NFLPA head man DeMaurice Smith, who visited 49ers practice on Monday, wasn't so subtle. Asked about the sub-refs, Smith let it fly.

"I've made it abundantly clear in a meeting [with the NFL] not long ago how serious we feel the issue is," Smith said while observing practice. "It will become more significant as we progress in the season ... We shouldn't be at the point where we've made great strides in health and player safety, then step back by pulling the best people off the field."

Smith classified game officials as "first responders," which, given the NFL's increasing reliance on their ability to judge concussion symptoms and other injuries as the games go on, isn't too far off. Imagine if a hospital locked out its EMTs and hired a bunch of second-level volunteers instead?

"There are two teams on the field competing," Smith concluded. "[Officials] are the only people on the field with an eye toward health and safety while the game is progressing."

Sounds like the perfect recipe for a headache - no matter how much the NFL would like us to believe that all will be well. Speaking about the issue Monday on CNBC, Goodell gave the standard party line. Houston Texans owner Bob McNair, however, said that he sees no difference between the replacements and the "real" refs.
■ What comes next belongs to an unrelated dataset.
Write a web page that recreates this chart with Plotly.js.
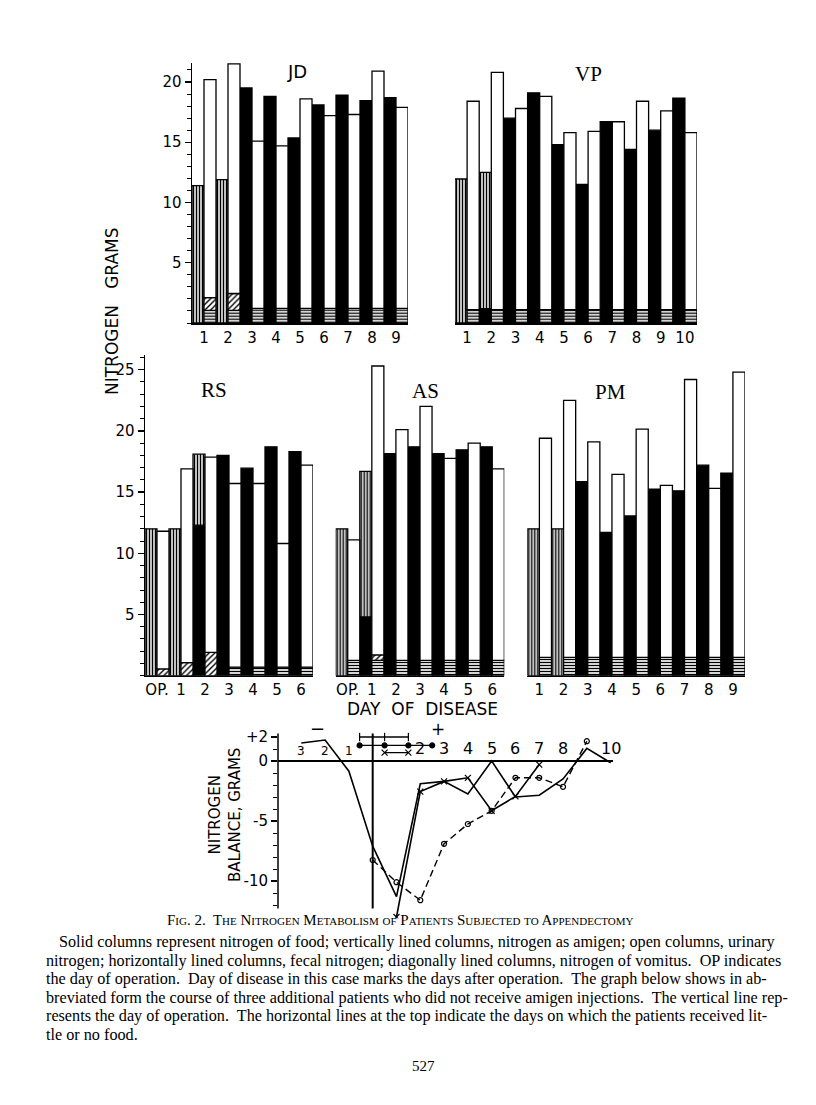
<!DOCTYPE html>
<html>
<head>
<meta charset="utf-8">
<script src="https://cdn.plot.ly/plotly-3.0.1.min.js"></script>
<style>html,body{margin:0;padding:0;background:#fff}</style>
</head>
<body>
<div id="fig" style="width:816px;height:1105px"></div>
<script>
// Nitrogen metabolism after appendectomy - bar panels + balance chart

// ---- JD ----
const jdDays   = [1, 2, 3, 4, 5, 6, 7, 8, 9];
const jdLabels = ['1', '2', '3', '4', '5', '6', '7', '8', '9'];
const jdFood   = [0, 0, 19.5, 18.8, 15.35, 18.1, 18.9, 18.45, 18.7];
const jdAmigen = [11.4, 11.9, 0, 0, 0, 0, 0, 0, 0];
const jdFecal  = [1.05, 1.05, 1.22, 1.22, 1.22, 1.22, 1.22, 1.22, 1.22];
const jdVomit  = [1.05, 1.4, 0, 0, 0, 0, 0, 0, 0];
const jdOutput = [20.2, 21.5, 15.1, 14.7, 18.6, 17.2, 17.3, 20.9, 17.9];

// ---- VP ----
const vpDays   = [1, 2, 3, 4, 5, 6, 7, 8, 9, 10];
const vpLabels = ['1', '2', '3', '4', '5', '6', '7', '8', '9', '10'];
const vpFood   = [0, 1.2, 17.0, 19.1, 14.8, 11.5, 16.7, 14.4, 16.0, 18.65];
const vpAmigen = [11.95, 11.3, 0, 0, 0, 0, 0, 0, 0, 0];
const vpFecal  = [1.1, 1.1, 1.1, 1.1, 1.1, 1.1, 1.1, 1.1, 1.1, 1.1];
const vpVomit  = [0, 0, 0, 0, 0, 0, 0, 0, 0, 0];
const vpOutput = [18.4, 20.8, 17.8, 18.8, 15.8, 15.9, 16.7, 18.4, 17.6, 15.8];

// ---- RS ----
const rsDays   = [0, 1, 2, 3, 4, 5, 6];
const rsLabels = ['OP.', '1', '2', '3', '4', '5', '6'];
const rsFood   = [0, 0, 12.3, 18.0, 16.95, 18.7, 18.3];
const rsAmigen = [12.0, 12.0, 5.8, 0, 0, 0, 0];
const rsFecal  = [0, 0, 0, 0.7, 0.7, 0.7, 0.7];
const rsVomit  = [0.55, 1.07, 1.9, 0, 0, 0, 0];
const rsOutput = [11.8, 16.9, 17.85, 15.7, 15.7, 10.8, 17.2];

// ---- AS ----
const asDays   = [0, 1, 2, 3, 4, 5, 6];
const asLabels = ['OP.', '1', '2', '3', '4', '5', '6'];
const asFood   = [0, 4.8, 18.15, 18.7, 18.15, 18.45, 18.7];
const asAmigen = [12.0, 11.9, 0, 0, 0, 0, 0];
const asFecal  = [1.25, 1.25, 1.25, 1.25, 1.25, 1.25, 1.25];
const asVomit  = [0, 0.45, 0, 0, 0, 0, 0];
const asOutput = [11.1, 25.3, 20.1, 22.0, 17.75, 19.0, 16.9];

// ---- PM ----
const pmDays   = [1, 2, 3, 4, 5, 6, 7, 8, 9];
const pmLabels = ['1', '2', '3', '4', '5', '6', '7', '8', '9'];
const pmFood   = [0, 0, 15.85, 11.7, 13.05, 15.25, 15.1, 17.2, 16.55];
const pmAmigen = [12.0, 12.0, 0, 0, 0, 0, 0, 0, 0];
const pmFecal  = [1.5, 1.5, 1.5, 1.5, 1.5, 1.5, 1.5, 1.5, 1.5];
const pmVomit  = [0, 0, 0, 0, 0, 0, 0, 0, 0];
const pmOutput = [19.4, 22.5, 19.1, 16.45, 20.15, 15.55, 24.2, 15.3, 24.8];

// ---- nitrogen balance, three patients without amigen ----
const balDaysA = [-3, -2, -1, 0, 1, 2, 3, 4, 5, 6, 7, 8, 9, 10];
const balA     = [1.5, 1.75, -0.85, -7.1, -11.3, -1.9, -1.7, -2.75, 0, -3.0, -2.85, -1.5, 1.05, -0.15];
const balDaysB = [1, 2, 3, 4, 5, 6, 7];
const balB     = [-13.0, -2.55, -1.7, -1.4, -4.15, -2.95, -0.3];
const balDaysC = [0, 1, 2, 3, 4, 5, 6, 7, 8, 9];
const balC     = [-8.25, -10.1, -11.6, -6.9, -5.25, -4.15, -1.4, -1.4, -2.15, 1.65];
// little or no food (bars at top)
const fastDaysA = [-0.55, 0.5, 1.5];
const fastDaysB = [-0.55, 0.5, 1.5, 2.5];
const fastDaysC = [0.5, 1.5];
const fastLevel = [2.0, 1.3, 0.7];
const balTickDays = [-3, -2, -1, 2, 3, 4, 5, 6, 7, 8, 10];
const balTickText = ['3', '2', '1', '2', '3', '4', '5', '6', '7', '8', '10'];

const W = 816, H = 1105;
const fx = p => p / W;
const fy = p => 1 - p / H;
const nz = v => (v ? v : null);

const traces = [];

function addPanel(days, food, amigen, fecal, vomit, output, xa, ya) {
  const outline = { color: '#000', width: 1.3 };
  const common = { type: 'bar', x: days, width: 0.5, xaxis: xa, yaxis: ya, hoverinfo: 'skip' };
  // intake column (left half of the day)
  traces.push(Object.assign({}, common, {
    offset: -0.5, y: food.map(nz), base: 0,
    marker: { color: '#000', line: outline }
  }));
  traces.push(Object.assign({}, common, {
    offset: -0.5, y: amigen.map(nz), base: food,
    marker: { color: '#fff', line: outline,
      pattern: { shape: '|', size: 3, solidity: 0.5, fgcolor: '#000', bgcolor: '#fff' } }
  }));
  // output column (right half)
  traces.push(Object.assign({}, common, {
    offset: 0, y: fecal.map(nz), base: 0,
    marker: { color: '#fff', line: outline,
      pattern: { shape: '-', size: 3, solidity: 0.45, fgcolor: '#000', bgcolor: '#fff' } }
  }));
  traces.push(Object.assign({}, common, {
    offset: 0, y: vomit.map(nz), base: fecal,
    marker: { color: '#fff', line: outline,
      pattern: { shape: '/', size: 4, solidity: 0.35, fgcolor: '#000', bgcolor: '#fff' } }
  }));
  const urine = output.map((t, i) => t - fecal[i] - vomit[i]);
  const urineBase = fecal.map((f, i) => f + vomit[i]);
  traces.push(Object.assign({}, common, {
    offset: 0, y: urine, base: urineBase,
    marker: { color: '#fff', line: outline }
  }));
}

addPanel(jdDays, jdFood, jdAmigen, jdFecal, jdVomit, jdOutput, 'x', 'y');
addPanel(vpDays, vpFood, vpAmigen, vpFecal, vpVomit, vpOutput, 'x2', 'y2');
addPanel(rsDays, rsFood, rsAmigen, rsFecal, rsVomit, rsOutput, 'x3', 'y3');
addPanel(asDays, asFood, asAmigen, asFecal, asVomit, asOutput, 'x4', 'y4');
addPanel(pmDays, pmFood, pmAmigen, pmFecal, pmVomit, pmOutput, 'x5', 'y5');

// balance lines
traces.push({ x: balDaysA, y: balA, mode: 'lines', xaxis: 'x6', yaxis: 'y6',
  line: { color: '#000', width: 1.6 }, hoverinfo: 'skip' });
traces.push({ x: balDaysB, y: balB, mode: 'lines+markers', xaxis: 'x6', yaxis: 'y6',
  line: { color: '#000', width: 1.6 },
  marker: { symbol: 'x-thin', size: 6, line: { color: '#000', width: 1.2 } }, hoverinfo: 'skip' });
traces.push({ x: balDaysC, y: balC, mode: 'lines+markers', xaxis: 'x6', yaxis: 'y6',
  line: { color: '#000', width: 1.4, dash: '7px,4px' },
  marker: { symbol: 'circle-open', size: 5, color: '#000', line: { width: 1.2 } }, hoverinfo: 'skip' });
// fasting bars
[[fastDaysA, 'line-ns'], [fastDaysB, 'circle'], [fastDaysC, 'x-thin']].forEach((f, i) => {
  traces.push({ x: f[0], y: f[0].map(() => fastLevel[i]), mode: 'lines+markers', xaxis: 'x6', yaxis: 'y6',
    line: { color: '#000', width: 1.4 },
    marker: { symbol: f[1], size: f[1] === 'circle' ? 5 : 6, color: '#000', line: { color: '#000', width: 1.2 } },
    hoverinfo: 'skip' });
});

const tickFont = { family: 'DejaVu Sans', size: 15, color: '#000' };

function barX(lo, hi, days, labels, range, anchor) {
  return { domain: [fx(lo), fx(hi)], range: range, anchor: anchor, tickvals: days, ticktext: labels,
    showline: true, linecolor: '#000', linewidth: 1.5, ticks: '', showgrid: false,
    zeroline: false, tickfont: tickFont, fixedrange: true };
}
function barY(top, bottom, range, anchor, vals) {
  const ax = { domain: [fy(bottom), fy(top)], range: range, anchor: anchor, showgrid: false,
    zeroline: false, fixedrange: true };
  if (vals) {
    Object.assign(ax, { showline: true, linecolor: '#000', linewidth: 1.5, ticks: 'outside',
      ticklen: 6, tickwidth: 1.3, tickcolor: '#000', tickvals: vals, tickfont: tickFont,
      minor: { dtick: 1, ticklen: 4, tickwidth: 1, tickcolor: '#000', ticks: 'outside' } });
  } else {
    Object.assign(ax, { showline: false, showticklabels: false, ticks: '' });
  }
  return ax;
}

const balMinor = [];
for (let v = -12; v <= 2; v++) balMinor.push(v);

const layout = {
  width: W, height: H,
  margin: { l: 0, r: 0, t: 0, b: 0 },
  paper_bgcolor: '#fff', plot_bgcolor: 'rgba(0,0,0,0)',
  showlegend: false, barmode: 'overlay',
  xaxis:  barX(192, 408, jdDays, jdLabels, [0.5, 9.5], 'y'),
  yaxis:  barY(62.7, 323, [0, 21.6], 'x', [5, 10, 15, 20]),
  xaxis2: barX(455, 697, vpDays, vpLabels, [0.5, 10.5], 'y2'),
  yaxis2: barY(62.7, 323, [0, 21.6], 'x2'),
  xaxis3: barX(145, 313, rsDays, rsLabels, [-0.5, 6.5], 'y3'),
  yaxis3: barY(355, 675.7, [0, 26.2], 'x3', [5, 10, 15, 20, 25]),
  xaxis4: barX(335.7, 504.3, asDays, asLabels, [-0.5, 6.5], 'y4'),
  yaxis4: barY(355, 675.7, [0, 26.2], 'x4'),
  xaxis5: barX(527.3, 745, pmDays, pmLabels, [0.5, 9.5], 'y5'),
  yaxis5: barY(355, 675.7, [0, 26.2], 'x5'),
  xaxis6: { domain: [fx(278), fx(613)], range: [-3.98, 10.1], anchor: 'y6', visible: false, fixedrange: true },
  yaxis6: { domain: [fy(918.2), fy(732.2)], range: [-13.1, 2.4], anchor: 'x6', showgrid: false,
    zeroline: true, zerolinecolor: '#000', zerolinewidth: 1.8, showline: false,
    ticks: 'outside', ticklen: 6, tickwidth: 1.3, tickcolor: '#000',
    tickvals: [2, 0, -5, -10], ticktext: ['+2', '0', '-5', '-10'], tickfont: tickFont,
    minor: { tickmode: 'array', tickvals: balMinor, ticklen: 4, tickwidth: 1, tickcolor: '#000', ticks: 'outside' },
    fixedrange: true },
  shapes: [
    { type: 'line', xref: 'x6 domain', yref: 'y6', x0: 0, x1: 0, y0: -12.3, y1: 2.3,
      line: { color: '#000', width: 1.5 } },
    { type: 'line', xref: 'x6', yref: 'y6', x0: 0, x1: 0, y0: -12.3, y1: 2.3,
      line: { color: '#000', width: 2 } }
  ],
  annotations: []
};

const ann = layout.annotations;
function label(px, py, text, font, extra) {
  ann.push(Object.assign({ xref: 'paper', yref: 'paper', x: fx(px), y: fy(py), text: text,
    showarrow: false, xanchor: 'center', yanchor: 'middle', font: font }, extra || {}));
}
const serifTitle = { family: 'Liberation Serif', size: 21, color: '#000' };
label(297, 72, 'JD', { family: 'DejaVu Sans', size: 18, color: '#000' });
label(588, 74, 'VP', serifTitle);
label(214, 390, 'RS', serifTitle);
label(425, 391, 'AS', serifTitle);
label(610, 392, 'PM', serifTitle);

label(112, 311, 'NITROGEN\u00a0\u00a0\u00a0GRAMS', { family: 'DejaVu Sans', size: 17, color: '#000' }, { textangle: -90 });
label(422, 709, 'DAY\u00a0\u00a0OF\u00a0\u00a0DISEASE', { family: 'DejaVu Sans', size: 17, color: '#000' });

// balance chart labels
balTickDays.forEach((d, i) => {
  ann.push({ xref: 'x6', yref: 'y6', x: d, y: 0, yanchor: 'bottom', xanchor: 'center', yshift: 1, showarrow: false,
    text: balTickText[i], font: { family: 'DejaVu Sans', size: d < 0 ? 12 : 16, color: '#000' } });
});
label(317, 728, '\u2212', { family: 'DejaVu Sans', size: 18, color: '#000' });
label(438, 729, '+', { family: 'DejaVu Sans', size: 17, color: '#000' });
label(225, 815, 'NITROGEN<br>BALANCE, GRAMS', { family: 'DejaVu Sans', size: 15, color: '#000' }, { textangle: -90 });

// caption
label(400, 920, 'Fig. 2.  The Nitrogen Metabolism of Patients Subjected to Appendectomy',
  { family: 'Liberation Serif', size: 15, color: '#000', variant: 'small-caps' });
const capLines = [
  'Solid columns represent nitrogen of food; vertically lined columns, nitrogen as amigen; open columns, urinary',
  'nitrogen; horizontally lined columns, fecal nitrogen; diagonally lined columns, nitrogen of vomitus.  OP indicates',
  'the day of operation.  Day of disease in this case marks the days after operation.  The graph below shows in ab-',
  'breviated form the course of three additional patients who did not receive amigen injections.  The vertical line rep-',
  'resents the day of operation.  The horizontal lines at the top indicate the days on which the patients received lit-',
  'tle or no food.'
];
const capY = [942, 961, 979, 998, 1016, 1035];
const capFont = { family: 'Liberation Serif', size: 16.2, color: '#000' };
capLines.forEach((t, i) => {
  label(i === 0 ? 57 : 44, capY[i], t.replace(/  /g, '\u00a0 '), capFont, { xanchor: 'left' });
});
label(423, 1066, '527', { family: 'Liberation Serif', size: 15, color: '#000' });

Plotly.newPlot('fig', traces, layout, { displayModeBar: false, staticPlot: true });
</script>
</body>
</html>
"We have complaints, it doesn't matter who's officiating," McNair said. "And we look back at it as to those calls that we think were bad calls, and we don't have any more now than we had before. Now, clearly the officials that we have now are not as good professionally as the ones we've had, otherwise we would have had the others all along. But in terms of the impact on the game, I've been watching it and frankly I can't see any difference. We have the same situation — we have some calls we don't like, we have some that should have been made that weren't made, but we don't have any more, and the players are just as well protected. So I don't think that safety is an issue at all."

Well done, sir. We're pretty sure that Reliant Stadium just jumped up in the pool for the next open Super Bowl slot.